On February 5, 1987, Washington brought suit against Union Carbide, the International Association of Machinists and Aerospace Workers, and its Local 598. He claimed, as a matter of federal law, that Union Carbide breached its contractual duty not to terminate his employment without just cause, that his termination violated Title VII of the Civil Rights Act of 1964, that the Union breached its duty to fairly represent him, that the arbitration decision was erroneous as a matter of law and procedure. He also claimed that Union Carbide violated federal and West Virginia public policy by discharging him in retaliation for filling numerous safety complaints with the company.
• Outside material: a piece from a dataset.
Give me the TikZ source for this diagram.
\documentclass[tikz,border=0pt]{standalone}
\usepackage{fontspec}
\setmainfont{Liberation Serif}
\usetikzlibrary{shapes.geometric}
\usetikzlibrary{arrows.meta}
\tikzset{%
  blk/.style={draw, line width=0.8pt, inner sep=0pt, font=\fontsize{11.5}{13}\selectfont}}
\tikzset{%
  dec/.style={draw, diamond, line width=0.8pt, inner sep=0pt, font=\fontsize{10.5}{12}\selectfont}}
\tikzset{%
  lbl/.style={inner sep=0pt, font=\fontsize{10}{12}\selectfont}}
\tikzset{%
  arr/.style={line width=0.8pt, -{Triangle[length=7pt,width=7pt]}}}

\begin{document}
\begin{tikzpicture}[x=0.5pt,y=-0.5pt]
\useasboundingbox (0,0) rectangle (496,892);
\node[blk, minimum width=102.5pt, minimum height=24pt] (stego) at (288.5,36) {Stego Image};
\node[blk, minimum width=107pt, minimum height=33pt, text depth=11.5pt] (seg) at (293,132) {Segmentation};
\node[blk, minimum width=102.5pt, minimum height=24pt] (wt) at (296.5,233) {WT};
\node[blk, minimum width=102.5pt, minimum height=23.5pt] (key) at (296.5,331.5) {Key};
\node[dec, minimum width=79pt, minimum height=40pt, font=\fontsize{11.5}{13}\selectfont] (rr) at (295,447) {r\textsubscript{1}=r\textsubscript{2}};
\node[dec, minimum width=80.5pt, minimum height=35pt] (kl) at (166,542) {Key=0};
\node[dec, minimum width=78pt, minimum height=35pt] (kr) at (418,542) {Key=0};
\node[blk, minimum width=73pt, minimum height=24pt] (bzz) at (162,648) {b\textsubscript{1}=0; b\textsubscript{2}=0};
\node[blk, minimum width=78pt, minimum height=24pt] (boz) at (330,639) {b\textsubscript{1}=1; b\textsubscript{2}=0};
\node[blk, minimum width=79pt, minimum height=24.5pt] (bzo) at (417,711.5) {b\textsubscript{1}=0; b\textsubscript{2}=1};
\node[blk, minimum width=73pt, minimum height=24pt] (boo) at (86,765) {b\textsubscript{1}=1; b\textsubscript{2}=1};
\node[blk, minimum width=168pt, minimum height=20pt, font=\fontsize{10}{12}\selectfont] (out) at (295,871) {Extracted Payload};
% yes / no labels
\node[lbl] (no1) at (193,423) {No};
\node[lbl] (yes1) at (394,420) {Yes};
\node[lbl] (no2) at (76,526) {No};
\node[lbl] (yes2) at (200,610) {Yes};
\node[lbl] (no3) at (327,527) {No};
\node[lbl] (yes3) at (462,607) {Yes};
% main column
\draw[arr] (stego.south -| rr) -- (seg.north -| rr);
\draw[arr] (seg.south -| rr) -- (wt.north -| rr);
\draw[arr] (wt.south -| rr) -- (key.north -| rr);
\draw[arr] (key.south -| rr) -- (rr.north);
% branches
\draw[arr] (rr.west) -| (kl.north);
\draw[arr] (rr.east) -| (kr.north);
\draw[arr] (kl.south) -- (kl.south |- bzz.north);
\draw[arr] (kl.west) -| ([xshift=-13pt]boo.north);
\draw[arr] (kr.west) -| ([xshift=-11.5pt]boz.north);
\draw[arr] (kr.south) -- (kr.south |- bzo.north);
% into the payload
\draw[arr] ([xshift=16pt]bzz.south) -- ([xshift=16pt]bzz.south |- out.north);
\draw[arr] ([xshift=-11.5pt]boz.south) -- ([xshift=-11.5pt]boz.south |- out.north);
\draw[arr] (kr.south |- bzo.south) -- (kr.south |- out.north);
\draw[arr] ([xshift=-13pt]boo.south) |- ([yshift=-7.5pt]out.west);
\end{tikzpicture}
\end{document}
Union Carbide replied in part that Washington's state claims were preempted by federal law.
On November 10, 1987, the district court dismissed Washington's claims that Union Carbide breached the collective bargaining agreement and violated Title VII of the Civil Rights Act of 1964. The district court also dismissed Washington's claims against the Union.
On February 1, 1988, the district court granted summary judgment in favor of Union Carbide. It did so for two reasons. It held, as an initial matter, that Washington's alleged cause of action in tort for retaliatory discharge was actually a suit against Union Carbide for breach of the collective bargaining agreement. As such, Washington's state-law claims were preempted by § 301 of the preempted Management Relations Act of 1947. The district court found, in the alternative, that there was no right of action premised on West Virginia public policy protecting Washington from discharge for filing safety complaints. Washington appeals from the grant of summary judgment in favor of Union Carbide.
II.
Section 301 of the Labor Management Relations Act of 1947 (LMRA) provides in pertinent part that:
Suits for violation of contracts between an employer and a labor organization representing employees in an industry affecting commerce . . . may be brought in any district court of the United States having jurisdiction of thee parties. . . .
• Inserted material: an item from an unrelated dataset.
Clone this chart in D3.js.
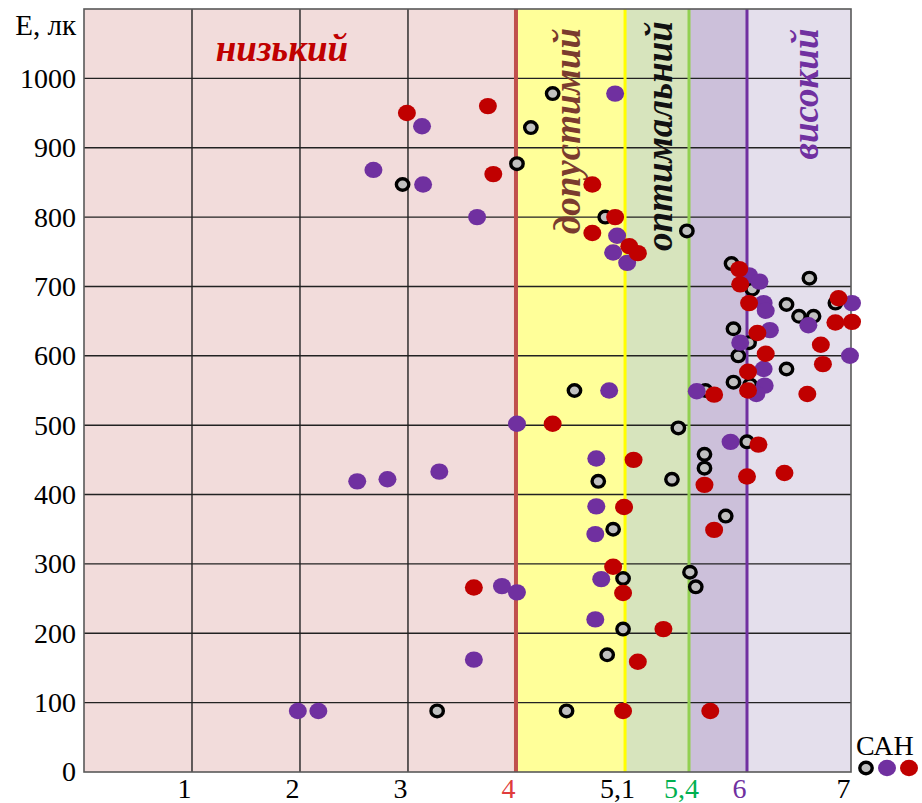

29 U.S.C. § 185(a). Section 301 was enacted with the understanding that federal labor law doctrines would uniformly prevail over inconsistent state law, Teamsters v. Lucas Flour Co., 369 U.S. 95, 103-04, 82 S.Ct. 571, 576-77, 7 L.Ed.2d 593 (1962), and authorizes courts to fashion a body of federal law for the enforcement of collective bargaining agreements. Textile Workers v. Lincoln Mills, 353 U.S. 448, 451, 77 S.Ct. 912, 915, 1 L.Ed.2d 972 (1957). The application of state law is therefore preempted in favor of federal labor law if resolution of a state-law claim requires interpretation of a collective bargaining agreement. Lingle v. Norge Div. of Magic Chef, Inc., 486 U.S. 399, 108 S.Ct. 1877, 1885, 100 L.Ed.2d 410 (1988); Allis-Chalmers Corp. v. Lueck, 471 U.S. 202, 105 S.Ct. 1904, 85 L.Ed.2d 206 (1985).
In order to determine the preemptive effect of § 301, however, a court must first examine the elements of the purported state-law remedy. See, e.g., Lingle, 108 S.Ct. at 1881-83 (Illinois tort of retaliatory discharge for filing a workers' compensation claim); International Brotherhood of Electrical Workers v. Hechler, 481 U.S. 851, 107 S.Ct. 2161, 2167-68, 95 L.Ed.2d 791 (1987) (Florida action for tortious breach-of-contract): Allis-Chalmers, 471 U.S. at 216-19, 105 S.Ct. at 1914-15 (Wisconsin tort for the bad-faith handling of an insurance claim). A colorable state-law cause of action is a predicate to a § 301 preemption claim.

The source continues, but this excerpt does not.